一种制造储氢材料的方法,其包括在还原气氛的条件下,在足以产生所需粒度和结晶大小的颗粒的时间内,使镁源粉碎。引入至少一种可还原的PGM化合物,该化合物在粉碎期间充分地进行还原,以使它充分地分布在颗粒的表面上。

Description

制造储氢合金的活性研磨法
本发明涉及到生产储氢材料的方法和如此产生的材料,特别涉及到基于镁和镁合金生产储氢材料的方法。
金属氢化物作为能量贮存介质有很大的益处。镁和镁合金的氢化物特别有吸引力,因为它们潜在地将高储氢容量,对于纯MgH2为7.6重量%,与低价格和适宜的氢化合物生成热结合起来了。可是由于很差的吸收动力学,实际的应用受到了限制。例如,通常的镁的氢化需要在300℃和300℃以上的温度下进行长时间的处理。
Zaluska进行的,发表在合金和化合物期刊,288(1999),P217-225上的最近的研究表明使用高能球磨通过促进纳晶微观结构能够改进镁的氢吸收动力学。这样的加工增加了金属的表面积,因此氢化物的生成不限于金属的表面区域,也会引入大量的结构缺陷,而这些缺陷往往会助长氢的穿透。为了防止镁的氧化,粉碎法是在惰性气氛,例如氢气氛围的条件下进行,这一点是很重要的。使在300℃的条件下氢化时间减少到几分钟,则可以改进吸收动力学。可是这个温度对于许多的实际用途仍然太高。增强吸收动力学的其它方法已经包括了添加剂和催化剂的使用。例如,已经报到少量3d过渡金属例如Ti,V,Mn,Fe或Ni的加入,以便即是在减压条件下允许氢的吸收在室温下进行,随后的吸收在235℃的温度下进行。
WO 9623906描述了使用高能球磨来产生具有良好氢吸特点的纳晶镁和镁合金的粉末。铂族金属,Pd,Pt,Ru,Rh,Ir和Os(下文称作PGM)的簇状化合物可以与镁颗粒的表面相连,以催化氢的吸收。到粉碎法结束时引入PGM。这些材料被说成是在室温,高压和低压的条件下能吸收和解吸附氢,可是,本说明书只含有在230℃和230℃以上的温度下进行的实验的实施例。再一次强调了在惰性气氛的条件下为防止粉末氧化进行粉碎的重要性。本方法有两个主要的缺点;首先,PGM以金属形态(元素形态)引入,细粒状时,这些金属极易自然,其次,被处理的材料在能够使用之前,它仍然需要负载氢。这需要氢化容器形式的额外的装置,也需要将材料由粉碎设备输送到使用场所的设备,而处处要防止污染。

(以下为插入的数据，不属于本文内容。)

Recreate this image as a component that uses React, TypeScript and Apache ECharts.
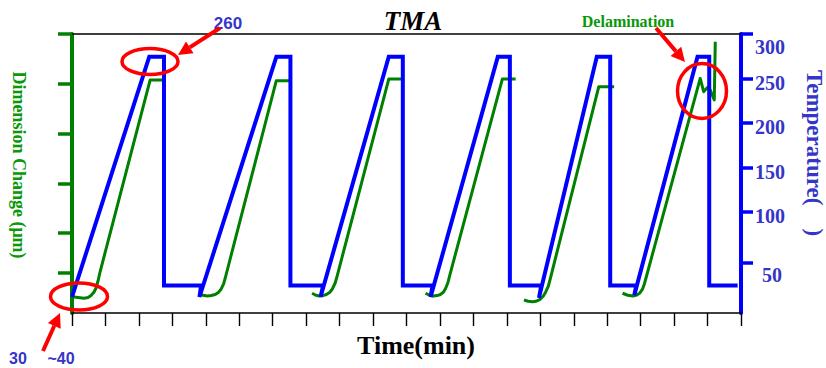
import React, { useEffect, useRef } from 'react';
import * as echarts from 'echarts';

// ---- axes ----
const timeMin = 0;
const timeMax = 200;
const timeInterval = 10;
const dimensionRange = [0, 28];
const dimensionTickValues = [4, 8.1, 13, 18, 23, 28];
const temperatureRange = [-14, 300];
const temperatureTickValues = [43, 100, 150, 200, 250, 300];
const temperatureLabelValues = [50, 100, 150, 200, 250, 300];

// ---- temperature (blue, right axis) [min, °C] ----
const temperatureData: [number, number][] = [
  [0, 4], [23.1, 274.5], [27.5, 274.5], [27.5, 17],
  [38.6, 17], [38.1, 4], [61.1, 274.5], [65.3, 274.5], [65.3, 17],
  [75.1, 17], [74.3, 4], [94.7, 274.5], [98.9, 274.5], [98.9, 17],
  [107.8, 17], [107.2, 4], [127.3, 274.5], [130.9, 274.5], [130.9, 17],
  [140.3, 17], [139.6, 3], [156.9, 274.5], [160.9, 274.5], [160.9, 17],
  [168.7, 17], [168.1, 6], [187.0, 274.5], [190.5, 274.5], [190.5, 17], [199, 17],
];

// ---- dimension change (green, left axis), one array per cycle ----
const dimCycle1: [number, number][] = [
  [0, 1.64], [2.4, 1.53], [3.59, 1.48], [4.79, 1.56], [5.69, 1.76], [6.59, 2.11], [7.19, 2.51],
  [7.78, 3.21], [8.38, 4.11], [23.35, 23.38], [27.54, 23.38],
];
const dimCycle2: [number, number][] = [
  [37.81, 1.98], [39.22, 1.78], [40.42, 1.71], [41.62, 1.75], [42.81, 1.86], [43.86, 2.09],
  [44.61, 2.41], [45.36, 2.96], [45.96, 3.71], [61.08, 23.31], [65.27, 23.31],
];
const dimCycle3: [number, number][] = [
  [71.77, 1.98], [72.9, 1.78], [73.95, 1.71], [75.0, 1.75], [76.05, 1.86], [77.1, 2.09],
  [77.84, 2.41], [78.68, 3.01], [79.34, 3.81], [94.7, 23.48], [98.89, 23.48],
];
const dimCycle4: [number, number][] = [
  [105.69, 1.98], [106.89, 1.78], [108.08, 1.71], [109.13, 1.75], [110.18, 1.86], [111.08, 2.11],
  [111.68, 2.46], [112.34, 3.01], [112.87, 3.71], [128.65, 23.48], [132.63, 23.48],
];
const dimCycle5: [number, number][] = [
  [135.12, 1.3], [136.38, 1.18], [137.63, 1.13], [138.77, 1.18], [139.82, 1.35], [140.87, 1.68],
  [141.62, 2.11], [142.37, 2.66], [142.96, 3.41], [157.49, 22.71], [162.07, 22.71],
];
const dimCycle6: [number, number][] = [
  [164.58, 1.98], [166.17, 1.78], [167.66, 1.71], [168.86, 1.81], [169.76, 2.01], [170.51, 2.36],
  [171.11, 2.91], [187.81, 23.55], [188.83, 22.21], [190.03, 22.65], [190.81, 22.38],
  [192.01, 21.38], [192.31, 27.23],
];
const dimensionCycles = [dimCycle1, dimCycle2, dimCycle3, dimCycle4, dimCycle5, dimCycle6];

const BLUE = '#0000ff';
const GREEN = '#008000';
const TEXT_GREEN = '#089808';
const TEXT_BLUE = '#3535c8';
const RED = '#ff0000';

function arrow(tail: number[], tip: number[]) {
  const dx = tip[0] - tail[0];
  const dy = tip[1] - tail[1];
  const len = Math.sqrt(dx * dx + dy * dy);
  const ux = dx / len;
  const uy = dy / len;
  const hl = 14;
  const hw = 7;
  const bx = tip[0] - ux * hl;
  const by = tip[1] - uy * hl;
  return [
    {
      type: 'line',
      shape: { x1: tail[0], y1: tail[1], x2: bx, y2: by },
      style: { stroke: RED, lineWidth: 4 },
      z: 100,
    },
    {
      type: 'polygon',
      shape: {
        points: [
          [tip[0], tip[1]],
          [bx - uy * hw, by + ux * hw],
          [bx + uy * hw, by - ux * hw],
        ],
      },
      style: { fill: RED },
      z: 100,
    },
  ];
}

export default function App() {
  const ref = useRef<HTMLDivElement>(null);

  useEffect(() => {
    if (!ref.current) return;
    const chart = echarts.init(ref.current, null, { renderer: 'svg' });

    const greenSeries = dimensionCycles.map((cycle, i) => ({
      name: 'Dimension Change ' + (i + 1),
      type: 'line',
      xAxisIndex: 0,
      yAxisIndex: 0,
      data: cycle,
      symbol: 'none',
      lineStyle: { color: GREEN, width: 3, join: 'round' },
      z: 2,
    }));

    const option: any = {
      animation: false,
      title: {
        text: 'TMA',
        left: 'center',
        top: 2,
        textStyle: {
          fontFamily: 'Liberation Serif',
          fontSize: 27,
          fontWeight: 'bold',
          fontStyle: 'italic',
          color: '#000',
        },
      },
      grid: { left: 72, right: 85, top: 34, bottom: 55 },
      xAxis: [
        {
          type: 'value',
          position: 'bottom',
          min: timeMin,
          max: timeMax,
          interval: timeInterval,
          axisLine: { show: true, onZero: false, lineStyle: { color: '#000', width: 1.6 } },
          axisTick: { show: true, inside: false, length: 13, lineStyle: { color: '#000', width: 1.4 } },
          axisLabel: { show: false },
          splitLine: { show: false },
        },
        {
          type: 'value',
          position: 'top',
          min: timeMin,
          max: timeMax,
          interval: timeInterval,
          axisLine: { show: true, onZero: false, lineStyle: { color: '#000', width: 1.6 } },
          axisTick: { show: false },
          axisLabel: { show: false },
          splitLine: { show: false },
        },
      ],
      yAxis: [
        {
          type: 'value',
          position: 'left',
          min: dimensionRange[0],
          max: dimensionRange[1],
          axisLine: { show: true, onZero: false, lineStyle: { color: GREEN, width: 4 } },
          axisTick: {
            show: true,
            inside: false,
            length: 14,
            customValues: dimensionTickValues,
            lineStyle: { color: GREEN, width: 3.5 },
          },
          axisLabel: { show: false },
          splitLine: { show: false },
        },
        {
          type: 'value',
          position: 'right',
          min: temperatureRange[0],
          max: temperatureRange[1],
          axisLine: { show: true, onZero: false, lineStyle: { color: BLUE, width: 4 } },
          axisTick: {
            show: true,
            inside: false,
            length: 12,
            customValues: temperatureTickValues,
            lineStyle: { color: BLUE, width: 3.5 },
          },
          axisLabel: {
            show: true,
            customValues: temperatureLabelValues,
            margin: 14,
            fontFamily: 'Liberation Serif',
            fontWeight: 'bold',
            fontSize: 20,
            color: TEXT_BLUE,
            formatter: (v: number) =>
              v === 300 ? `{top|${v}}` : v === 50 ? `{low|${v}}` : `{mid|${v}}`,
            rich: {
              top: { padding: [25, 0, 0, 0] },
              mid: { padding: [9, 0, 0, 0] },
              low: { padding: [38, 0, 0, 7] },
            },
          },
          splitLine: { show: false },
        },
      ],
      series: [
        ...greenSeries,
        {
          name: 'Temperature',
          type: 'line',
          xAxisIndex: 0,
          yAxisIndex: 1,
          data: temperatureData,
          symbol: 'none',
          lineStyle: { color: BLUE, width: 4, join: 'miter' },
          z: 3,
        },
      ],
      graphic: [
        {
          type: 'text',
          x: 19,
          y: 165,
          rotation: -Math.PI / 2,
          style: {
            text: 'Dimension Change (μm)',
            font: 'bold 18px "Liberation Serif"',
            fill: TEXT_GREEN,
            align: 'center',
            verticalAlign: 'middle',
          },
        },
        {
          type: 'text',
          x: 814,
          y: 153,
          rotation: -Math.PI / 2,
          style: {
            text: 'Temperature(    )',
            font: 'bold 23px "Liberation Serif"',
            fill: TEXT_BLUE,
            align: 'center',
            verticalAlign: 'middle',
          },
        },
        {
          type: 'text',
          x: 416,
          y: 345,
          style: {
            text: 'Time(min)',
            font: 'bold 26px "Liberation Serif"',
            fill: '#000',
            align: 'center',
            verticalAlign: 'middle',
          },
        },
        {
          type: 'text',
          x: 228,
          y: 23,
          style: {
            text: '260',
            font: 'bold 17px "Liberation Sans"',
            fill: TEXT_BLUE,
            align: 'center',
            verticalAlign: 'middle',
          },
        },
        {
          type: 'text',
          x: 628,
          y: 21,
          style: {
            text: 'Delamination',
            font: 'bold 16px "Liberation Serif"',
            fill: TEXT_GREEN,
            align: 'center',
            verticalAlign: 'middle',
          },
        },
        {
          type: 'text',
          x: 18,
          y: 358,
          style: {
            text: '30',
            font: 'bold 16px "Liberation Sans"',
            fill: TEXT_BLUE,
            align: 'center',
            verticalAlign: 'middle',
          },
        },
        {
          type: 'text',
          x: 61,
          y: 358,
          style: {
            text: '~40',
            font: 'bold 16px "Liberation Sans"',
            fill: TEXT_BLUE,
            align: 'center',
            verticalAlign: 'middle',
          },
        },
        {
          type: 'ellipse',
          shape: { cx: 150, cy: 61.5, rx: 28, ry: 13 },
          style: { fill: 'none', stroke: RED, lineWidth: 3.5 },
          z: 100,
        },
        {
          type: 'ellipse',
          shape: { cx: 702, cy: 91, rx: 24.5, ry: 27.5 },
          style: { fill: 'none', stroke: RED, lineWidth: 3.5 },
          z: 100,
        },
        {
          type: 'ellipse',
          shape: { cx: 79, cy: 296.5, rx: 28.5, ry: 13.5 },
          style: { fill: 'none', stroke: RED, lineWidth: 3.5 },
          z: 100,
        },
        ...arrow([220, 28], [178, 55]),
        ...arrow([656, 28], [685, 62]),
        ...arrow([43, 351], [60, 313]),
      ],
    };

    chart.setOption(option);
    return () => chart.dispose();
  }, []);

  return (
    <div
      ref={ref}
      style={{ position: 'fixed', left: 0, top: 0, width: 826, height: 368, background: '#fff' }}
    />
  );
}
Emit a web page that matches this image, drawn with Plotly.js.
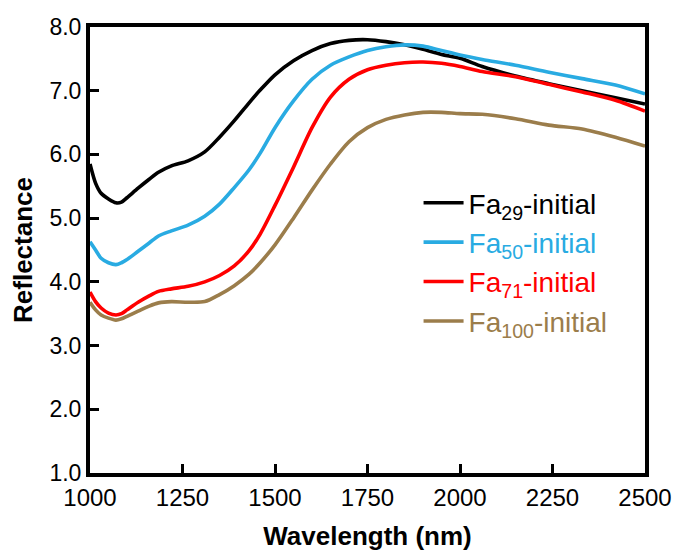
<!DOCTYPE html>
<html>
<head>
<meta charset="utf-8">
<script src="https://cdn.plot.ly/plotly-3.0.1.min.js"></script>
<style>html,body{margin:0;padding:0;background:#fff;}#chart{width:677px;height:551px;}</style>
</head>
<body>
<div id="chart"></div>
<script>
var wavelength = [1000,1015,1030,1050,1070,1085,1100,1130,1160,1185,1220,1265,1310,1350,1390,1430,1460,1500,1550,1600,1650,1700,1750,1800,1850,1900,1950,2000,2060,2150,2240,2330,2420,2500];
var fa29 = [5.85,5.55,5.39,5.30,5.24,5.25,5.32,5.47,5.61,5.72,5.82,5.90,6.04,6.27,6.53,6.81,7.01,7.25,7.47,7.63,7.74,7.79,7.80,7.77,7.72,7.65,7.57,7.51,7.38,7.23,7.11,7.00,6.89,6.79];
var fa50 = [4.63,4.50,4.37,4.30,4.27,4.30,4.35,4.48,4.61,4.72,4.80,4.89,5.03,5.22,5.48,5.76,6.02,6.42,6.84,7.18,7.40,7.53,7.63,7.69,7.72,7.70,7.63,7.56,7.49,7.40,7.29,7.19,7.09,6.95];
var fa71 = [3.84,3.69,3.59,3.51,3.48,3.50,3.56,3.68,3.78,3.85,3.89,3.93,4.00,4.10,4.25,4.49,4.75,5.20,5.80,6.42,6.90,7.18,7.33,7.40,7.44,7.45,7.43,7.38,7.30,7.22,7.10,6.98,6.85,6.68];
var fa100 = [3.68,3.56,3.48,3.43,3.40,3.42,3.46,3.54,3.62,3.67,3.69,3.68,3.69,3.80,3.94,4.12,4.30,4.58,5.00,5.44,5.85,6.20,6.42,6.55,6.62,6.66,6.66,6.64,6.63,6.56,6.46,6.40,6.27,6.13];
var seriesNames = ['Fa<sub>29</sub>-initial','Fa<sub>50</sub>-initial','Fa<sub>71</sub>-initial','Fa<sub>100</sub>-initial'];
var seriesColors = ['#000000','#29ABE2','#FF0000','#9B7D4B'];
var xTicks = [1000,1250,1500,1750,2000,2250,2500];
var yTicks = [1,2,3,4,5,6,7,8];

var allY = [fa29, fa50, fa71, fa100];
var traces = allY.map(function(y, i){
  return {
    x: wavelength, y: y, type: 'scatter', mode: 'lines',
    name: '<span style="color:' + seriesColors[i] + '">' + seriesNames[i] + '</span>',
    line: {color: seriesColors[i], width: 3.6, shape: 'spline', smoothing: 0.8}
  };
});

var FONT = 'Liberation Sans, Arial, sans-serif';
var layout = {
  width: 677, height: 551,
  margin: {l: 90, r: 32, t: 27, b: 78},
  paper_bgcolor: '#fff', plot_bgcolor: '#fff',
  showlegend: true,
  legend: {x: 0.592, y: 0.473, xanchor: 'left', yanchor: 'middle', bgcolor: 'rgba(0,0,0,0)',
           font: {family: FONT, size: 28, color: '#000'},
           itemwidth: 40, tracegroupgap: 0},
  xaxis: {
    range: [1000, 2500], tickvals: xTicks, ticktext: xTicks.map(String),
    ticks: 'inside', ticklen: 9, tickwidth: 3, tickcolor: '#000',
    showline: true, linewidth: 4, linecolor: '#000', mirror: true,
    showgrid: false, zeroline: false, tickfont: {family: FONT, size: 24, color: '#000'},
    title: {text: '<b>Wavelength (nm)</b>', font: {family: FONT, size: 26, color: '#000'}, standoff: 20}
  },
  yaxis: {
    range: [1, 8], tickvals: yTicks, ticktext: yTicks.map(function(v){return v.toFixed(1);}),
    ticks: 'inside', ticklen: 9, tickwidth: 3, tickcolor: '#000',
    showline: true, linewidth: 4, linecolor: '#000', mirror: true,
    showgrid: false, zeroline: false, tickfont: {family: FONT, size: 23, color: '#000'},
    title: {text: '<b>Reflectance</b>', font: {family: FONT, size: 26, color: '#000'}, standoff: 10}
  }
};
Plotly.newPlot('chart', traces, layout, {displayModeBar: false});
</script>
</body>
</html>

Okino等人在物质杂志(Acta mater)45(1997),P331-341上叙述了在氢气氛围的条件下MgN2球磨情况,以便产生纳米结构的镁-镍氢化物。在加工期间,务必要保证没有其它的元素引入,因此避免了杂质对氢化和材料结构特性的影响。
所希望的目的就是避免使用有危害的细分散的PGM,产生能负载氢,无需进一步处理就可供使用的储氢材料。这就是本发明以期实现的目的。
根据本发明,制造储氢材料的方法包括在还原气氛的条件下,在足以产生具有所需粒度和结晶大小的颗粒的时间内粉碎镁源,至少引入一种可还原的PGM化合物;其中至少一种PGM化合物在粉碎期充分地被还原,并充分地分布在颗粒的表面上。
还原气氛优选地包括氢。氢气既可以单独使用,也可以以与惰性气体如氮或氩的混合物形式使用。液体氨可用作氢源,在使用之前,氨可催化裂解成氢和氮。催化裂解液体氨提供氢的方法是众所周知的,从安全和成本的角度来看,催化裂解法也提供了有利的条件。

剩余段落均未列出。